The lifespan context manager in the server above already handles graceful shutdown — when Uvicorn receives SIGTERM, it stops accepting new connections, lets in-flight requests complete (up to the --timeout-graceful-shutdown deadline, default 30 s), then yields from the lifespan context, releasing the Redis pool and clearing state.

python
# Confirm graceful shutdown with a custom signal handler (optional)
import signal
import sys

def handle_sigterm(signum, frame):
    print("[server] SIGTERM received — graceful shutdown initiated")
    # FastAPI/Uvicorn handles the actual shutdown via lifespan;
    # this handler is for additional cleanup (e.g., flush metrics)
    sys.exit(0)

signal.signal(signal.SIGTERM, handle_sigterm)

Key Takeaways

  • Always measure and set SLAs on p99 latency, not just p50 — p99 is what users actually experience in a multi-call session.
  • Load the model once at startup using FastAPI's lifespan context manager and run a warm-up prediction to eliminate cold-start latency on the first real request.
  • Redis prediction caching with a content-addressed key (SHA256 of normalised inputs) can eliminate redundant inference for repeated or near-identical inputs at zero additional ML cost.
  • Dynamic batching accumulates requests over a short time window (20-100 ms) and runs a single batched inference call — this is the primary throughput lever for GPU-bound models.
  • For inference taking more than 200 ms, use an async job pattern: POST returns a job ID immediately, GET polls for the result, and the actual inference runs in a background task.
  • Horizontal scaling requires stateless server processes — no model state in global Python variables that differ between processes.
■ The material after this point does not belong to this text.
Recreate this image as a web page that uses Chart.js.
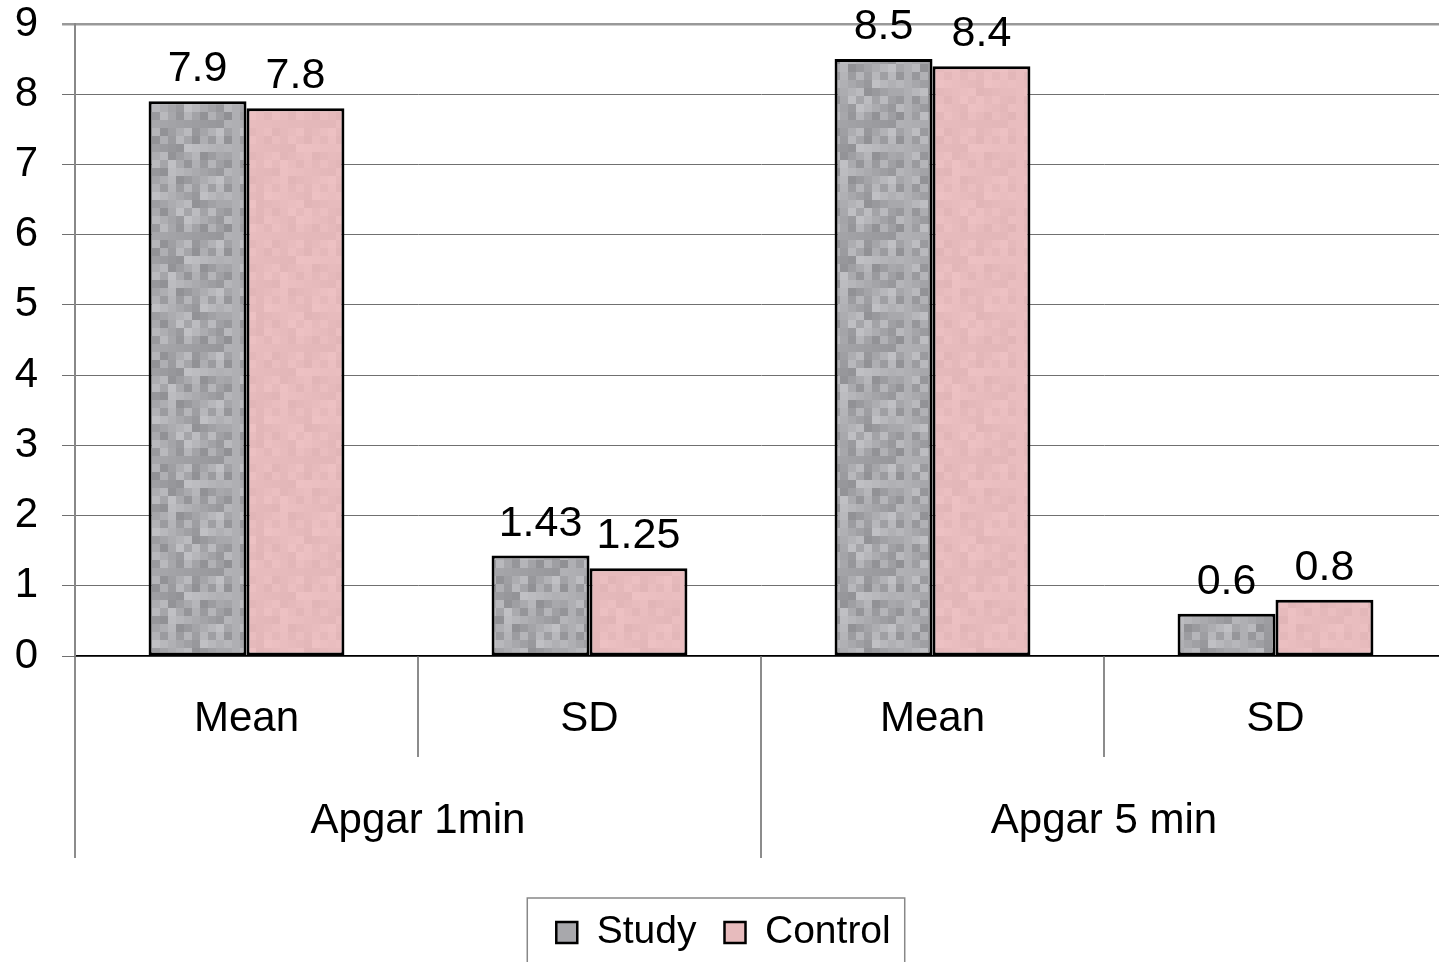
<!DOCTYPE html>
<html>
<head>
<meta charset="utf-8">
<script src="https://cdn.jsdelivr.net/npm/chart.js@4"></script>
<style>
  html, body { margin: 0; padding: 0; background: #fff; overflow: hidden; }
  #wrap { width: 1447px; height: 962px; }
</style>
</head>
<body>
<div id="wrap"><canvas id="chart" width="1447" height="962"></canvas></div>
<script>
// ── Data ────────────────────────────────────────────────────────────
const categories = ['Mean', 'SD', 'Mean', 'SD'];
const groups     = ['Apgar 1min', 'Apgar 5 min'];
const study      = [7.9, 1.43, 8.5, 0.6];
const control    = [7.8, 1.25, 8.4, 0.8];
const yMax       = 9;

const FONT = '"Liberation Sans", Arial, sans-serif';

// ── Mosaic fills (style only) ───────────────────────────────────────
function mosaic(base, spread, cell) {
  const n = 14;
  const c = document.createElement('canvas');
  c.width = c.height = n * cell;
  const g = c.getContext('2d');
  for (let i = 0; i < n; i++) {
    for (let j = 0; j < n; j++) {
      const h = (((i * 7919 + j * 104729 + i * j * 31) % 97) / 96) * 2 - 1;
      const r = Math.round(base[0] + h * spread[0]);
      const gg = Math.round(base[1] + h * spread[1]);
      const b = Math.round(base[2] + h * spread[2]);
      g.fillStyle = `rgb(${r},${gg},${b})`;
      g.fillRect(i * cell, j * cell, cell, cell);
    }
  }
  return g.createPattern(c, 'repeat');
}

const ctx = document.getElementById('chart').getContext('2d');
const studyFill   = mosaic([168, 168, 172], [24, 24, 24], 8);
const controlFill = mosaic([231, 187, 189], [6, 6, 6], 8);

// ── Plugins ─────────────────────────────────────────────────────────
const valueLabels = {
  id: 'valueLabels',
  afterDraw(chart) {
    const c = chart.ctx;
    c.save();
    c.font = `43px ${FONT}`;
    c.fillStyle = '#000';
    c.textAlign = 'center';
    c.textBaseline = 'alphabetic';
    chart.data.datasets.forEach((ds, di) => {
      chart.getDatasetMeta(di).data.forEach((bar, i) => {
        c.fillText(String(ds.data[i]), bar.x, bar.y - 20);
      });
    });
    c.restore();
  }
};

const dividers = {
  id: 'dividers',
  afterDraw(chart) {
    const x = chart.scales.x, x2 = chart.scales.x2;
    const half = (x.getPixelForValue(1) - x.getPixelForValue(0)) / 2;
    const c = chart.ctx;
    c.save();
    c.strokeStyle = '#666';
    c.lineWidth = 1.5;
    for (let i = 0; i <= categories.length; i++) {
      const px = Math.min(x.getPixelForValue(i) - half, chart.width - 1);
      const end = i % 2 === 0 ? x2.top + x.height : x.bottom;
      c.beginPath();
      c.moveTo(px, x.top);
      c.lineTo(px, end);
      c.stroke();
    }
    // legend frame
    const hb = chart.legend.legendHitBoxes;
    if (hb && hb.length) {
      const first = hb[0], last = hb[hb.length - 1];
      const l = first.left - 29, r = last.left + last.width + 14, t = first.top - 15;
      c.strokeStyle = '#888';
      c.lineWidth = 1.5;
      c.strokeRect(l, t, r - l, chart.height - t + 10);
    }
    c.restore();
  }
};

// ── Chart ───────────────────────────────────────────────────────────
new Chart(ctx, {
  type: 'bar',
  data: {
    labels: categories,
    datasets: [
      { label: 'Study', data: study, backgroundColor: studyFill, borderColor: '#000', borderWidth: 3, borderSkipped: false },
      { label: 'Control', data: control, backgroundColor: controlFill, borderColor: '#000', borderWidth: 3, borderSkipped: false }
    ]
  },
  options: {
    responsive: false,
    devicePixelRatio: 1,
    animation: false,
    layout: { padding: { top: 0, bottom: 0, left: 0, right: 0 } },
    datasets: { bar: { barPercentage: 1, categoryPercentage: 0.571 } },
    plugins: {
      tooltip: { enabled: false },
      legend: {
        position: 'bottom',
        labels: {
          color: '#000',
          font: { family: FONT, size: 39 },
          boxWidth: 21,
          boxHeight: 21,
          padding: 28,
          generateLabels: chart => chart.data.datasets.map((ds, i) => ({
            text: ds.label,
            fillStyle: i === 0 ? '#a8a8ac' : '#e7bbbd',
            strokeStyle: '#000',
            lineWidth: 2.5,
            datasetIndex: i
          }))
        }
      }
    },
    scales: {
      x: {
        offset: true,
        grid: { display: false, drawTicks: false },
        border: { display: true, color: '#000', width: 1.5 },
        ticks: { color: '#000', font: { family: FONT, size: 42 }, padding: 38 },
        afterFit: s => { s.height = 101; }
      },
      x2: {
        type: 'category',
        labels: groups,
        position: 'bottom',
        offset: true,
        weight: 1,
        grid: { display: false, drawTicks: false },
        border: { display: false },
        ticks: { color: '#000', font: { family: FONT, size: 42 }, padding: 39 },
        afterFit: s => { s.height = 128; }
      },
      y: {
        min: 0,
        max: yMax,
        ticks: { stepSize: 1, color: '#000', font: { family: FONT, size: 42 }, padding: 24 },
        grid: {
          color: c => c.tick && c.tick.value === yMax ? '#999' : '#707070',
          lineWidth: c => c.tick && c.tick.value === yMax ? 2.5 : 1,
          tickLength: 13
        },
        border: { color: '#888', width: 2 },
        afterFit: s => { s.width = 75; s.paddingTop = 24; s.paddingBottom = 0; }
      }
    }
  },
  plugins: [valueLabels, dividers]
});
</script>
</body>
</html>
Redis is the right home for shared state (cache, job results).
  • Use separate Uvicorn processes (not threads) for CPU-bound inference to bypass the GIL; for GPU inference, one process per GPU is the standard pattern.
  • Graceful shutdown is not optional in production: Kubernetes sends SIGTERM before SIGKILL; a server that doesn't drain in-flight requests will produce failed predictions on every deployment.